Generations of Sclafanis

Written by Mary Ann Fitzmorris May 29, 2020 11:45 in On The Radio

Yesterday on our Ask The Chef segment of the show we talked to Peter Sclafani, and it turned out to be more of a reminiscence than anything else. Peter’s family goes back several generations in New Orleans hospitality, and many people fondly remember them. Peter is the 3rd Peter, and the first two have certainly made their mark here. Peter has spent more than 20 years in Baton Rouge, where he was co-owner of Ruffino’s, and is now a consultant working mostly with another institution, Phil’s Oyster House there. But the first two Peters are remembered for the Gentilly Sclafani’s, and mostly for the Causeway restaurant that Peter said had 700 seats. I remember it as a wedding venue for the brides in my sister’s generation. Wearing their stunningly simple Sixties Jackie Kennedy-esque dresses. (I watched all this as an enchanted kid.)

Tom’s fondest ASclafani memories are of Peter’s father, who was the brain behind The Flambeau Room. The Flambeau Room has gotten a lot of attention on the radio and in print as being the portal Tom entered into his gourmet world. For that Tom will be forever indebted to the name Sclafani.

He also has a sweet memory of the Peter we talked to yesterday, who at one time had Sclafani’s in the 

Chateau LeMoyne Hotel in the French Quarter, the scene of a particularly robust Eat Club in the early days of the institution. Peter brought out of the kitchen everything he ever loved apparently, to the rapture of all the diners, Tom included. Tom never fails to reference this particular Eat Club whenever the mention of the halcyon days of the Food Show dinners come up.
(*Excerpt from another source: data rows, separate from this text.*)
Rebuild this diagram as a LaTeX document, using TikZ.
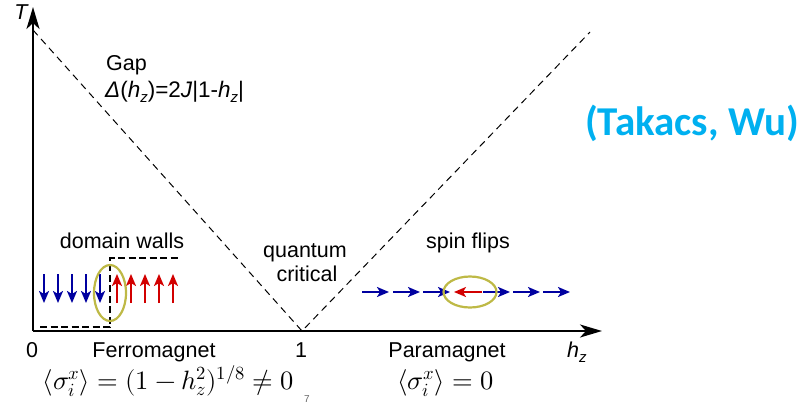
\documentclass[tikz,border=0pt]{standalone}
\usepackage{fontspec}
\setmainfont{Liberation Sans}
\newfontfamily\calib{Carlito}
\usepackage{unicode-math}
\setmathfont{Latin Modern Math}
\usetikzlibrary{arrows.meta,shapes.geometric}
\definecolor{spinblue}{RGB}{0,0,160}
\definecolor{spinred}{RGB}{210,0,0}
\definecolor{ringcol}{RGB}{190,185,70}
\definecolor{citecol}{RGB}{0,176,240}
\tikzset{
  axis/.style={line width=2.2pt,-{Stealth[length=22pt,width=13pt,inset=6pt]}},
  phase/.style={line width=1pt,dash pattern=on 7pt off 5pt},
  boxdash/.style={line width=1.4pt,dash pattern=on 7pt off 3.5pt},
  bspin/.style={spinblue,line width=2pt,-{Stealth[length=12pt,width=10pt,inset=3pt]}},
  rspin/.style={spinred,line width=2pt,-{Stealth[length=12pt,width=10pt,inset=3pt]}},
  ring/.style={ringcol,line width=2.2pt},
  lbl/.style={font=\fontsize{21.5}{24}\selectfont,inner sep=0pt,anchor=base},
  mathlbl/.style={inner sep=0pt,font=\fontsize{26.5}{28}\selectfont},
}
\newcommand{\itz}[1]{\textit{#1}}
\newcommand{\subz}{\raisebox{-5pt}{\fontsize{15}{15}\selectfont\itz{z}}}
\begin{document}
\begin{tikzpicture}[x=1pt,y=-1pt]
\useasboundingbox (0,0) rectangle (803,405);
% axes
\coordinate (O) at (33,331);
\coordinate (Ttop) at (33,7);
\coordinate (Hend) at (602,331);
\draw[axis] (O) -- (Ttop);
\draw[axis] (O) -- (Hend);
% phase lines
\coordinate (L) at (33,30);
\coordinate (C) at (302,331);
\coordinate (R) at (590,32);
\draw[phase] (L) -- (C) -- (R);
% labels
\node[lbl,font=\fontsize{21.5}{24}\selectfont\itshape] (T) at (21,19) {T};
\node[lbl,anchor=base west] (gap) at (106,70) {Gap};
\node[lbl,anchor=base west,font=\fontsize{22.5}{24}\selectfont] (delta) at (105,97) {\itz{Δ}(\itz{h}\subz)=2\itz{J}|1-\itz{h}\subz|};
\node[font=\calib\bfseries\fontsize{41}{44}\selectfont,text=citecol,inner sep=0pt] (cite) at (692,123) {(Takacs, Wu)};
\node[lbl] (dw) at (122,248) {domain walls};
\node[lbl] (qc1) at (305,257) {quantum};
\node[lbl] (qc2) at (307,281) {critical};
\node[lbl] (sf) at (468,248) {spin flips};
\node[lbl] (zero) at (32,357) {0};
\node[lbl] (ferro) at (154,357) {Ferromagnet};
\node[lbl] (one) at (301,357) {1};
\node[lbl] (para) at (447,357) {Paramagnet};
\node[lbl,anchor=base west] (hz) at (567,357) {\itz{h}\subz};
\node[mathlbl,anchor=base east] (mf) at (294,389) {$\langle\sigma_i^x\rangle=(1-h_z^2)^{1/8}\neq 0$};
\node[mathlbl,anchor=base west] (mp) at (397,389) {$\langle\sigma_i^x\rangle=0$};
\node[inner sep=0pt,font=\fontsize{10}{10}\selectfont,text=black!60,anchor=base] (pg) at (307,402) {7};
% domain wall box
\coordinate (b1) at (40,327);
\coordinate (b2) at (110,327);
\coordinate (b3) at (110,258);
\coordinate (b4) at (181,258);
\draw[boxdash] (b1) -- (b2) -- (b3) -- (b4);
% down spins
\foreach \x in {44,58,72,86,100}{
  \coordinate (d\x a) at (\x,274);
  \coordinate (d\x b) at (\x,303);
  \draw[bspin] (d\x a) -- (d\x b);
}
\foreach \x in {117,131,145,159,173}{
  \coordinate (u\x a) at (\x,303);
  \coordinate (u\x b) at (\x,274);
  \draw[rspin] (u\x a) -- (u\x b);
}
\node[ring,draw,ellipse,minimum width=32pt,minimum height=56pt,inner sep=0pt] (dwring) at (110,293) {};
% spin flips
\foreach \x in {362,393,423,483,513,543}{
  \coordinate (s\x a) at (\x,292);
  \coordinate (s\x b) at ({\x+27},292);
  \draw[bspin] (s\x a) -- (s\x b);
}
\coordinate (fa) at (482,292);
\coordinate (fb) at (454,292);
\draw[rspin] (fa) -- (fb);
\node[ring,draw,ellipse,minimum width=53pt,minimum height=31pt,inner sep=0pt] (sfring) at (470,292) {};
\end{tikzpicture}
\end{document}
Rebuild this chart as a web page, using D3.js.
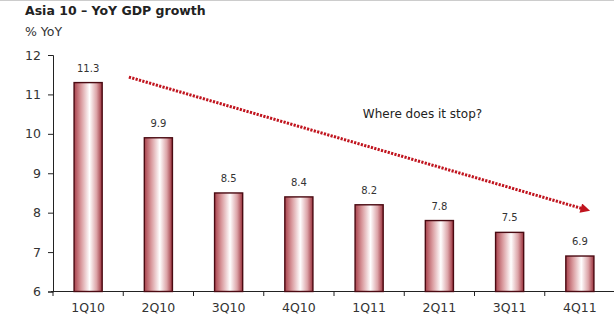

We talked about the powerful connection between heart and stomach as Peter recalled emotional memories of his family with food: things like Creole tomatoes and fishing. Tom had heard a lot of these stories but I was totally smitten by them. We never really got around to talking much about recipes or cooking tips, even though Peter has done classes in Baton Rouge. He is a rare breed nowadays, a self-taught chef. Like I often say, for millennia, apprenticing was the way generations learned a craft. It is refreshing to hear someone self-taught, following their God-given talents. He did give us a few tips, one I keep hearing that I will try. So simple: Don’t cook with cold food. Let your meats get room temp before starting to work with them. We’ll have to have him back to learn some more. His family history was just too New Orleans-familiar to pass up talking about it.